Leave the pictures out and retype the lines from the beginning through the line with "Chart.register(...registerables);", both ends included.

^^^^

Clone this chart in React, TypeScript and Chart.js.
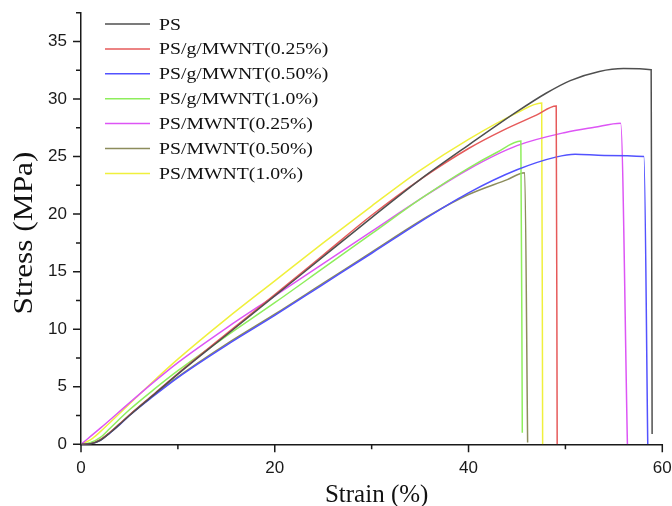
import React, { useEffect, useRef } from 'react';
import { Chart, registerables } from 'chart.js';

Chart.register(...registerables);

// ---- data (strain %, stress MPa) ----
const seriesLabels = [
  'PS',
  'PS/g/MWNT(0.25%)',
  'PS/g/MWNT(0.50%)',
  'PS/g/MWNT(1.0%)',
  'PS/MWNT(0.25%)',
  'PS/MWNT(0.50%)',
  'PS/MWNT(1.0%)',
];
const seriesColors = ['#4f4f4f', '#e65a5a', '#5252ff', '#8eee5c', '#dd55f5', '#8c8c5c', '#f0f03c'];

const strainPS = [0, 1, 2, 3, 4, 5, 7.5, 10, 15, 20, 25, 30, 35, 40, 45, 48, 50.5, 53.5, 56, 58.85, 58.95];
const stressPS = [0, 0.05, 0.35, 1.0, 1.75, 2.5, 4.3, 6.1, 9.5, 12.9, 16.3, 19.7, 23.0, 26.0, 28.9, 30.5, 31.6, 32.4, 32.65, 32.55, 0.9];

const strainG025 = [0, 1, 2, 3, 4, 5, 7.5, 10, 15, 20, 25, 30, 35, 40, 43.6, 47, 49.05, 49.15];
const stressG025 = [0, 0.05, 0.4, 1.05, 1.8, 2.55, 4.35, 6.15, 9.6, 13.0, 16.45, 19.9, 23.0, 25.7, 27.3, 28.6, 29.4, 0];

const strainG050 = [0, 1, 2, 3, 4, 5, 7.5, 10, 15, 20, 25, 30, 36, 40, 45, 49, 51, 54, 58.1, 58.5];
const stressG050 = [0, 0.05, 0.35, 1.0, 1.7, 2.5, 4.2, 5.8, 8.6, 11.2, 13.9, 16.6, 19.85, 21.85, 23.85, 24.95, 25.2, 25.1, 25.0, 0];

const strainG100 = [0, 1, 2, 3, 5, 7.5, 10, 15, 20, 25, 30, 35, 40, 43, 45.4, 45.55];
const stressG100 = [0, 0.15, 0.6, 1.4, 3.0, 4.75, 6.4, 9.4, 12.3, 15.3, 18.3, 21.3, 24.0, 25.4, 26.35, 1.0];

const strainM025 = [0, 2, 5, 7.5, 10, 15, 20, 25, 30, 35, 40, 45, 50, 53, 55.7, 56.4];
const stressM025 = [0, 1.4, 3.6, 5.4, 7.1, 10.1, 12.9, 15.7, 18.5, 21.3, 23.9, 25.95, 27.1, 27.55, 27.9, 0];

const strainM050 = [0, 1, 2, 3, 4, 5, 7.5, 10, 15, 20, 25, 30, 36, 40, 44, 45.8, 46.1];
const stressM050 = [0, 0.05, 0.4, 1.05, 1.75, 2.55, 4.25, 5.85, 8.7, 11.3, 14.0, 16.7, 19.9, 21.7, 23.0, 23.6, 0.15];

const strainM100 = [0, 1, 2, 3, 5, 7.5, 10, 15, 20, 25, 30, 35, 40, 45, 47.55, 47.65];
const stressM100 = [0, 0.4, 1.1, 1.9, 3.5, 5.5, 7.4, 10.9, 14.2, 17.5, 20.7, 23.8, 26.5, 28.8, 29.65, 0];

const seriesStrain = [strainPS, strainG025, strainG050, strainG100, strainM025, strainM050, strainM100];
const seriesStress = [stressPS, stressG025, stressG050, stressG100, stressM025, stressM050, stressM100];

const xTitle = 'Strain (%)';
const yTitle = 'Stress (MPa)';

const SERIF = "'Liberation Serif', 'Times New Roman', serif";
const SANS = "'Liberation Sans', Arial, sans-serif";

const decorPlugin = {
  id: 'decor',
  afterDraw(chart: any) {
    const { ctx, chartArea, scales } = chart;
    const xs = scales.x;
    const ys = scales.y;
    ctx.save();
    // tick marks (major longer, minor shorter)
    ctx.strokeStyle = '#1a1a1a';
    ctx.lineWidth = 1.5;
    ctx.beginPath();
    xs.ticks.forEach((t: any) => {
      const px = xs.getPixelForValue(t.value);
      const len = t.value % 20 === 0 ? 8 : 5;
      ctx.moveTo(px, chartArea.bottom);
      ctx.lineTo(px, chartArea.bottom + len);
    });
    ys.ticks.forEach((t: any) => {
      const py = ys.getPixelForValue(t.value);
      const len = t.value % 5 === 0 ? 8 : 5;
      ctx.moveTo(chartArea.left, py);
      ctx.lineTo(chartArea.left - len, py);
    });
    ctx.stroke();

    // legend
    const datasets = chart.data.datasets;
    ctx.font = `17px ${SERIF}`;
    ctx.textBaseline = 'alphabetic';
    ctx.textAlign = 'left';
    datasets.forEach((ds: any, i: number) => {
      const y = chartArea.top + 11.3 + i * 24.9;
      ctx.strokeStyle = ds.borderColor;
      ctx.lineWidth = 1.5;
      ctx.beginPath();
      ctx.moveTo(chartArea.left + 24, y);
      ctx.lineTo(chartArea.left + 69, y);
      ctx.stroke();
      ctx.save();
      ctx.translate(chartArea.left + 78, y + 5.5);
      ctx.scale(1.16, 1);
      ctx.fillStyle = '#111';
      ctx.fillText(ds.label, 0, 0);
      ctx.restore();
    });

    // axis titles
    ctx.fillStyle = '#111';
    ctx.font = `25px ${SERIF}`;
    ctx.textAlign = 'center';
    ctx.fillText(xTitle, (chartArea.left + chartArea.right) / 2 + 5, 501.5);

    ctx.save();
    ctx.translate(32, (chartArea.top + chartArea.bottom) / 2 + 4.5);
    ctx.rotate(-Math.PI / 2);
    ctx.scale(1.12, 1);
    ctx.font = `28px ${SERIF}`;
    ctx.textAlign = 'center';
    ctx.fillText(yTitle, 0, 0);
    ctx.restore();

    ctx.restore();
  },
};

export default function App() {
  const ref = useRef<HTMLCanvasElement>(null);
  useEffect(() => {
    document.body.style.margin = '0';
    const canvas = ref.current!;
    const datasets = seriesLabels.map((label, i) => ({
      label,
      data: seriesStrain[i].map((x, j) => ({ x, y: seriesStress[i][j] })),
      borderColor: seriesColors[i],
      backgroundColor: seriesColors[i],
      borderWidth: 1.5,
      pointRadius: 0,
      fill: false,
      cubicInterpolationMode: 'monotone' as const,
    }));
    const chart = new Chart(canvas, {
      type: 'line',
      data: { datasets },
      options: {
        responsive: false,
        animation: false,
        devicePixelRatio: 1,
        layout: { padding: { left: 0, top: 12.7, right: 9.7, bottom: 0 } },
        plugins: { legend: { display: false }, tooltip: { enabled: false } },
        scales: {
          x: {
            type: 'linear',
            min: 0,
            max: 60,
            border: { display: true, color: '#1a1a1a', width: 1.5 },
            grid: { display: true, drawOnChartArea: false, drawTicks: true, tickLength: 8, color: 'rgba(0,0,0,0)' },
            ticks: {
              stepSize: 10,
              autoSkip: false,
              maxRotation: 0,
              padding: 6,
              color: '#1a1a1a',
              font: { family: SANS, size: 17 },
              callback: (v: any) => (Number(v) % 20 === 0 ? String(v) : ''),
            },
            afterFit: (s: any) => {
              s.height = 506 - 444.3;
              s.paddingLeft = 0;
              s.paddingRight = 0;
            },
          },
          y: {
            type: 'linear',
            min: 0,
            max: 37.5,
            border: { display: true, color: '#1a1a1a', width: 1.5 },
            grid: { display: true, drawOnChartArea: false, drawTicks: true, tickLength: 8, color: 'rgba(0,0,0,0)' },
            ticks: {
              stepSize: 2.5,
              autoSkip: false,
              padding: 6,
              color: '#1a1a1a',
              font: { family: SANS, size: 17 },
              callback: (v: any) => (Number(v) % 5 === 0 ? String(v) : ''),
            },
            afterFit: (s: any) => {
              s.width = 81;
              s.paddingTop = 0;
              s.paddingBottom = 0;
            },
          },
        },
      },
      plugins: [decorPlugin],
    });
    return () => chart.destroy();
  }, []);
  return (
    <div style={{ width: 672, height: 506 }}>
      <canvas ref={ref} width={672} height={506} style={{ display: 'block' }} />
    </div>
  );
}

^^^^

Expected answer:
Clone this chart in React, TypeScript and Chart.js.
import React, { useEffect, useRef } from 'react';
import { Chart, registerables } from 'chart.js';

Chart.register(...registerables);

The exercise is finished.